Wednesday, July 29, 2015

Truly I Say Unto You, Stop Whining!

It took me years to figure out that Mrs. Comer had lied to her third-grade class. An experienced teacher who probably loved teaching but seemed not to like children, Mrs. Comer found ways to keep us under control. How did she do it? She treated us like adults. Instead of asking whether we could go to the bathroom, we just excused ourselves, flipping over the wooden block from green to red to signify that someone in the class was already down the hall. A year later, my fourth-grade teacher would reject such liberty, and I felt like I was back in kindergarten again. Mrs. Comer did not give us a pencil if we did not have one. If we left it at home, we had to figure it out on our own. It did not matter that her desk drawer was full of nicely sharpened #2s. Those were for her, not us. But, looking back, my favorite Mrs. Comer technique, which I did not understand for years, was the tattle box. If someone did something to you—hit you, called you a name, took your lunch—you were not to go and tell Mrs.
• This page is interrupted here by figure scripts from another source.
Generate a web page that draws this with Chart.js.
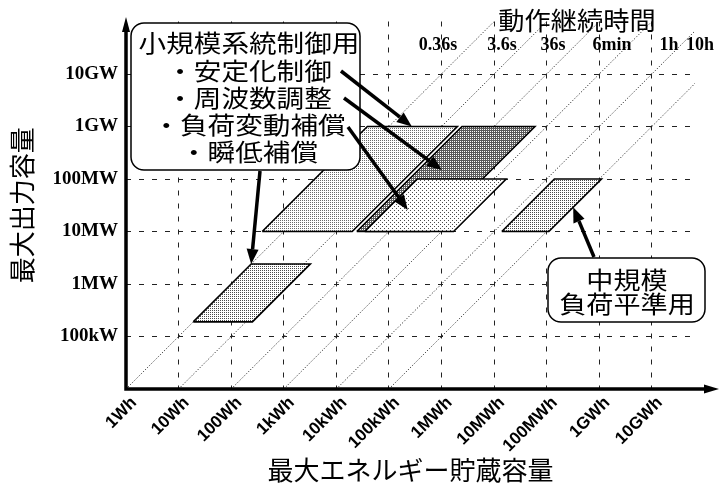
<!DOCTYPE html>
<html>
<head>
<meta charset="utf-8">
<script src="https://cdn.jsdelivr.net/npm/chart.js@4/dist/chart.umd.min.js"></script>
<style>
  html, body { margin: 0; padding: 0; background: #fff; }
  #wrap { width: 723px; height: 499px; }
</style>
</head>
<body>
<div id="wrap"><canvas id="c" width="723" height="499"></canvas></div>
<script>
// Energy axis (Wh)
const energyTicks = [1, 10, 100, 1e3, 1e4, 1e5, 1e6, 1e7, 1e8, 1e9, 1e10];
const energyLabels = ['1Wh', '10Wh', '100Wh', '1kWh', '10kWh', '100kWh', '1MWh', '10MWh', '100MWh', '1GWh', '10GWh'];
// Power axis (W)
const powerTicks = [1e5, 1e6, 1e7, 1e8, 1e9, 1e10];
const powerLabels = ['100kW', '1MW', '10MW', '100MW', '1GW', '10GW'];
// Constant operating-duration guide lines (seconds)
const durations = [0.36, 3.6, 36, 360, 3600, 36000];
const durationLabels = ['0.36s', '3.6s', '36s', '6min', '1h', '10h'];
// Application regions: power range (W) and operating duration range (s)
const regionNames = ['瞬低補償', '安定化制御', '周波数調整', '負荷変動補償', '負荷平準'];
const regionPowerMin = [1.9e5, 1e7, 1e7, 1e7, 1e7];
const regionPowerMax = [2.4e6, 1e9, 1e9, 1e8, 1e8];
const regionTimeMin = [0.36, 0.14, 8.8, 12.5, 5040];
const regionTimeMax = [4.8, 7.2, 215, 610, 39600];

const JP = '"Noto Sans CJK JP", "Noto Sans CJK SC", sans-serif';
const SERIF = '"Liberation Serif", "Times New Roman", serif';
const SANS = '"Liberation Sans", Arial, sans-serif';

function makePattern(tile, dots, ink) {
  const c = document.createElement('canvas');
  c.width = tile; c.height = tile;
  const g = c.getContext('2d');
  g.fillStyle = '#fff';
  g.fillRect(0, 0, tile, tile);
  g.fillStyle = ink;
  dots.forEach(([x, y]) => g.fillRect(x, y, 1, 1));
  return g.createPattern(c, 'repeat');
}

const regionFills = [
  makePattern(2, [[0, 0]], '#4a4a4a'),
  makePattern(2, [[0, 0]], '#6a6a6a'),
  makePattern(2, [[0, 0], [1, 1], [1, 0]], '#5a5a5a'),
  makePattern(4, [[0, 0], [2, 2]], '#4a4a4a'),
  makePattern(2, [[0, 0]], '#4a4a4a')
];
const regionOrder = [3, 3, 6, 4, 3];

// corners of a region: edges at constant power and constant duration
function regionCorners(i) {
  const p0 = regionPowerMin[i], p1 = regionPowerMax[i];
  const h0 = regionTimeMin[i] / 3600, h1 = regionTimeMax[i] / 3600;
  return [
    { x: p0 * h0, y: p0 }, { x: p0 * h1, y: p0 },
    { x: p1 * h1, y: p1 }, { x: p1 * h0, y: p1 },
    { x: p0 * h0, y: p0 }
  ];
}

const P_MIN = 1e4, P_MAX = 1e11;
const E_MIN = 1, E_MAX = Math.pow(10, 10.82);

const datasets = [];
durations.forEach((t, i) => {
  const h = t / 3600;
  datasets.push({
    label: durationLabels[i],
    data: [{ x: P_MIN * h, y: P_MIN }, { x: P_MAX * h, y: P_MAX }],
    showLine: true, fill: false, pointRadius: 0,
    borderColor: '#333', borderWidth: 1, borderDash: [1.2, 1.8],
    order: 20
  });
});
regionNames.forEach((n, i) => {
  datasets.push({
    label: n,
    data: regionCorners(i),
    showLine: true, fill: 'shape', pointRadius: 0, tension: 0,
    backgroundColor: regionFills[i], borderColor: '#000', borderWidth: 1.6,
    borderJoinStyle: 'miter',
    order: regionOrder[i]
  });
});

function arrow(ctx, x0, y0, x1, y1, w, len, half) {
  const a = Math.atan2(y1 - y0, x1 - x0);
  const bx = x1 - len * Math.cos(a), by = y1 - len * Math.sin(a);
  ctx.lineWidth = w;
  ctx.beginPath(); ctx.moveTo(x0, y0); ctx.lineTo(bx, by); ctx.stroke();
  ctx.beginPath();
  ctx.moveTo(x1, y1);
  ctx.lineTo(bx + half * Math.sin(a), by - half * Math.cos(a));
  ctx.lineTo(bx - half * Math.sin(a), by + half * Math.cos(a));
  ctx.closePath(); ctx.fill();
}

function wideText(ctx, text, cx, cy, size, sx) {
  ctx.save();
  ctx.translate(cx, cy);
  ctx.scale(sx, 1);
  ctx.font = size + 'px ' + JP;
  ctx.textAlign = 'center';
  ctx.textBaseline = 'middle';
  ctx.fillText(text, 0, 0);
  ctx.restore();
}

// pixel position of a (power, duration) point
function px(chart, p, t) {
  return [chart.scales.x.getPixelForValue(p * t / 3600), chart.scales.y.getPixelForValue(p)];
}

const overlay = {
  id: 'overlay',
  afterDatasetsDraw(chart) {
    const ctx = chart.ctx;
    ctx.save();
    ctx.strokeStyle = '#000'; ctx.fillStyle = '#000';

    // small-scale system control callout
    ctx.beginPath(); ctx.roundRect(131, 23, 229, 147, 13);
    ctx.fillStyle = '#fff'; ctx.fill();
    ctx.lineWidth = 1.5; ctx.strokeStyle = '#000'; ctx.stroke();
    ctx.fillStyle = '#000';
    const lines1 = ['小規模系統制御用', '・安定化制御', '・周波数調整', '・負荷変動補償', '・瞬低補償'];
    const ys1 = [43, 71, 98, 125, 152];
    lines1.forEach((s, i) => wideText(ctx, s, 249, ys1[i], 24, 1.15));

    // mid-scale load leveling callout
    ctx.beginPath(); ctx.roundRect(548, 258, 157, 64, 13);
    ctx.fillStyle = '#fff'; ctx.fill();
    ctx.lineWidth = 1.5; ctx.stroke();
    ctx.fillStyle = '#000';
    wideText(ctx, '中規模', 627, 280, 24, 1.13);
    wideText(ctx, '負荷平準用', 627, 304, 24, 1.13);

    // leader arrows
    const t1 = px(chart, regionPowerMax[1], 0.98);
    const t2 = px(chart, 1.48e8, 24.7);
    const t3 = px(chart, 2.57e7, 32);
    const t4 = px(chart, regionPowerMax[0], regionTimeMin[0]);
    const t5 = px(chart, 2.9e7, regionTimeMax[4]);
    arrow(ctx, 341, 71, t1[0], t1[1], 3.5, 15, 6);
    arrow(ctx, 344, 98, t2[0], t2[1], 3.5, 15, 6);
    arrow(ctx, 348, 127, t3[0], t3[1], 3.5, 15, 6);
    arrow(ctx, 260, 171, t4[0], t4[1], 3.5, 15, 6);
    arrow(ctx, 594, 257, t5[0], t5[1], 3.5, 15, 6);
    ctx.restore();
  },
  afterDraw(chart) {
    const ctx = chart.ctx;
    const a = chart.chartArea;
    ctx.save();
    ctx.strokeStyle = '#000'; ctx.fillStyle = '#000';
    // axes with arrowheads
    ctx.lineWidth = 3.5;
    ctx.beginPath();
    ctx.moveTo(a.left, a.bottom + 1.7); ctx.lineTo(a.left, 30);
    ctx.moveTo(a.left - 1.7, a.bottom); ctx.lineTo(706, a.bottom);
    ctx.stroke();
    ctx.beginPath();
    ctx.moveTo(a.left, 17); ctx.lineTo(a.left - 4, 32); ctx.lineTo(a.left + 4, 32); ctx.closePath(); ctx.fill();
    ctx.beginPath();
    ctx.moveTo(719, a.bottom); ctx.lineTo(704, a.bottom - 4.5); ctx.lineTo(704, a.bottom + 4.5); ctx.closePath(); ctx.fill();

    // duration labels
    ctx.font = 'bold 18px ' + SERIF;
    ctx.textAlign = 'center'; ctx.textBaseline = 'middle';
    const lx = [438, 502, 553, 612, 669, 700];
    durationLabels.forEach((s, i) => ctx.fillText(s, lx[i], 45));
    wideText(ctx, '動作継続時間', 577, 20, 25, 1.05);
    ctx.restore();
  }
};

new Chart(document.getElementById('c'), {
  type: 'scatter',
  data: { datasets },
  plugins: [overlay],
  options: {
    responsive: false,
    animation: false,
    devicePixelRatio: 1,
    layout: { padding: { top: 21.5, right: 28, left: 0, bottom: 0 } },
    plugins: { legend: { display: false }, tooltip: { enabled: false } },
    scales: {
      x: {
        type: 'logarithmic', min: E_MIN, max: E_MAX,
        afterBuildTicks(s) { s.ticks = energyTicks.map(v => ({ value: v })); },
        afterFit(s) { s.height = 110; },
        ticks: {
          autoSkip: false, minRotation: 45, maxRotation: 45, padding: 4, labelOffset: 8, color: '#000',
          font: { family: SANS, weight: 'bold', size: 17 },
          callback: (v, i) => energyLabels[i]
        },
        grid: { color: '#222', lineWidth: 1, drawTicks: false },
        border: { display: false, dash: [5, 8] },
        title: {
          display: true, text: '最大エネルギー貯蔵容量', color: '#000',
          font: { family: JP, size: 26, lineHeight: 1 }, padding: { top: 0, bottom: 16 }
        }
      },
      y: {
        type: 'logarithmic', min: P_MIN, max: P_MAX,
        afterBuildTicks(s) { s.ticks = powerTicks.map(v => ({ value: v })); },
        afterFit(s) { s.width = 126; },
        ticks: {
          autoSkip: false, padding: 8, color: '#000',
          font: { family: SERIF, weight: 'bold', size: 19 },
          callback: (v, i) => powerLabels[i]
        },
        grid: { color: '#222', lineWidth: 1, drawTicks: false },
        border: { display: false, dash: [5, 8] },
        title: {
          display: true, text: '最大出力容量', color: '#000',
          font: { family: JP, size: 26, lineHeight: 1 }, padding: { top: 9, bottom: 0 }
        }
      }
    }
  }
});
</script>
</body>
</html>
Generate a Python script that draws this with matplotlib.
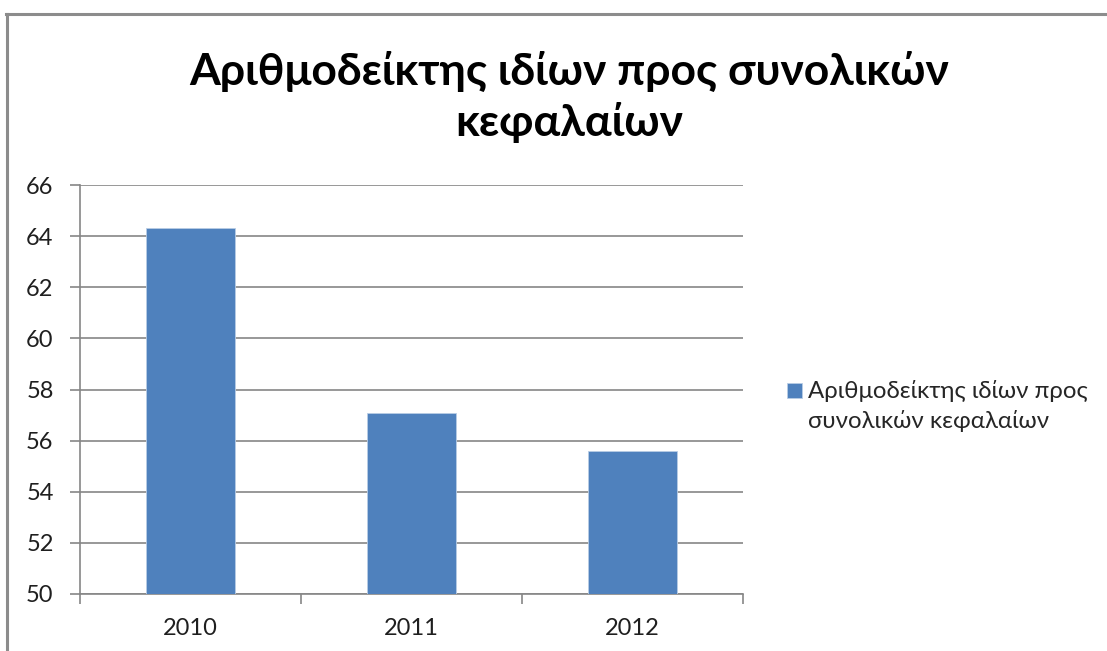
import matplotlib
matplotlib.use("Agg")
import matplotlib.pyplot as plt
from matplotlib.lines import Line2D
from matplotlib.patches import Rectangle

plt.rcParams['font.family'] = ['Lato', 'Open Sans', 'DejaVu Sans']

# Data
years = ['2010', '2011', '2012']
ratio = [64.3, 57.1, 55.6]
series_name = 'Αριθμοδείκτης ιδίων προς\nσυνολικών κεφαλαίων'
title = 'Αριθμοδείκτης ιδίων προς συνολικών\nκεφαλαίων'
y_ticks = [50, 52, 54, 56, 58, 60, 62, 64, 66]

bar_color = '#4F81BD'
bar_edge = '#B9CDE5'
axis_gray = '#868686'
text_color = '#1f1f1f'

W, H = 1107, 651
fig = plt.figure(figsize=(W / 100, H / 100), dpi=100)
fig.patch.set_facecolor('white')

# chart frame (top and left edges)
fig.add_artist(Line2D([6 / W, 1.0], [1 - 14 / H, 1 - 14 / H], color='#8c8c8c', lw=2.2))
fig.add_artist(Line2D([7 / W, 7 / W], [0.0, 1 - 14 / H], color='#8c8c8c', lw=2.2))

ax = fig.add_axes([80 / W, 1 - 594 / H, (743 - 80) / W, (594 - 185) / H])
x = range(len(years))
ax.bar(x, ratio, width=0.4, color=bar_color, edgecolor=bar_edge, linewidth=0.6, zorder=3)
ax.set_xlim(-0.5, len(years) - 0.5)
ax.set_ylim(50, 66)
ax.set_yticks(y_ticks)
ax.set_xticks(list(x))
ax.set_xticklabels(years)

# category boundary ticks
ax.set_xticks([i - 0.5 for i in range(len(years) + 1)], minor=True)
ax.tick_params(axis='x', which='major', length=0, pad=17, labelsize=17, labelcolor=text_color)
ax.tick_params(axis='x', which='minor', length=7, width=1.2, color=axis_gray, direction='out')
ax.tick_params(axis='y', length=7, width=1.2, color=axis_gray, pad=12, labelsize=17,
               labelcolor=text_color)

ax.grid(axis='y', color=axis_gray, linewidth=1.2, zorder=0)
for side in ['top', 'right']:
    ax.spines[side].set_visible(False)
for side in ['left', 'bottom']:
    ax.spines[side].set_color(axis_gray)
    ax.spines[side].set_linewidth(1.2)

fig.text(569 / W, 1 - 97 / H, title, ha='center', va='center', fontsize=32,
         fontweight='bold', linespacing=1.3, color='black')

# legend: swatch aligned with the first line of the label
fig.add_artist(Rectangle((787 / W, 1 - 398 / H), 15 / W, 15 / H, transform=fig.transFigure,
                         facecolor=bar_color, edgecolor=bar_edge, linewidth=0.6))
fig.text(808 / W, 1 - 380 / H, series_name, ha='left', va='top', fontsize=17.3,
         linespacing=1.45, color='#262626')

fig.savefig('out.png', dpi=100, facecolor='white')
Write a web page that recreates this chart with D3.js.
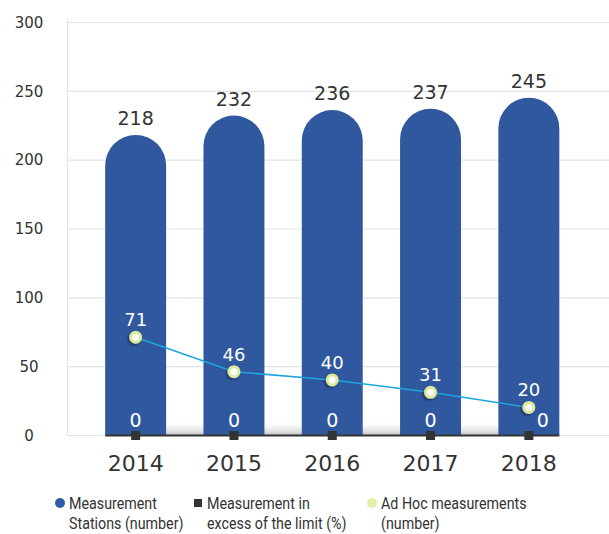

Comer. She had zero interest in hearing from you. “Go write it down and put it in the tattle box,” she would say to the distraught student. “I’ll read it later.”

Well, that was just plain old bullshit. She never read those notes. We nine-year-olds poured our wounded hearts out on those scraps of paper, and I’m 100% sure that all she ever did was dump that box into the trash when it was full. What a genius! Imagine finding a way to eliminate completely the yah-yahs of third grade! No whining about other students. No complaining. “Go put it in the tattle box” was all she needed to say. I don’t know whether Mrs. Comer was a Christian—probably, since we’re talking about 1980s small-town Alabama—but she was clearly a disciple of Jesus’ how-to-handle-a-complaining-sister technique.

“JEEESUS,” Martha whined, “Don’t you care that my sister has left me to do all the work? Tell her to help me. This is hard. I’m tired.” It’s the kind of plea that is usually made by third-graders, but, when it comes to siblings, it’s the kind of whining and complaining that lasts well into adulthood. Brothers and sisters are the first relationship of comparison. We don’t like it when they get something we don’t receive. We want everything to be “Even Stephen,” and parents go to great lengths to make sure that they treat their kids equally. (This usually backfires, of course, because the grass is always greener on my sibling’s side.) Ultimately, Martha comes to Jesus wanting him to make everything right. “You tell her to help me,” she says to the teacher, the master, the male authority figure in the house. And Jesus pretty much says “no.”

Actually, he says more than that, doesn’t he? He doesn’t just refuse to get involved, but, at the same time that he steps away, he pulls Martha right back into the middle of the emotional angst she had experienced but from which she was trying to escape. “Mary has chosen the better part,” he said to her. “The problem isn’t hers. It’s yours. You’re distracted by many things. You need to learn your own lesson. I won’t solve your problem for you. You have to solve it yourself.” Ouch. That stings. It hurts when the person we thought would take our side and give us relief steps back, slaps us in the face, and says, “Tough stuff, Sally Jane. You deal with it.”

Jesus the healer. Jesus the reconciler. Jesus the feeder. Jesus the exorcist. Jesus the teacher. Jesus the pastor. Jesus the friend. But not Jesus the fixer. Jesus did not come to earth to fix all your problems. Salvation doesn’t mean that we get what we want—that our slice of cake is as big or bigger than our sister’s, that our grass is as green or greener than our brother’s, that our life is as full and happy and complete or more so than that of others. Jesus came and lived and died and rose again not to take all of our problems away but to equip us to deal with them on our own.

Think about it this way: if Jesus Christ is the means by which you are reconciled to God—if he is the way that you know in your heart that God is waiting to welcome you into his kingdom—why would you complain about anything? If God loves you like that, who cares about anything else? Stop whining to God. Remember that God loves you. Believe that he will save you even from death itself. And let everything else fall into its proper place and keep it in its proper perspective.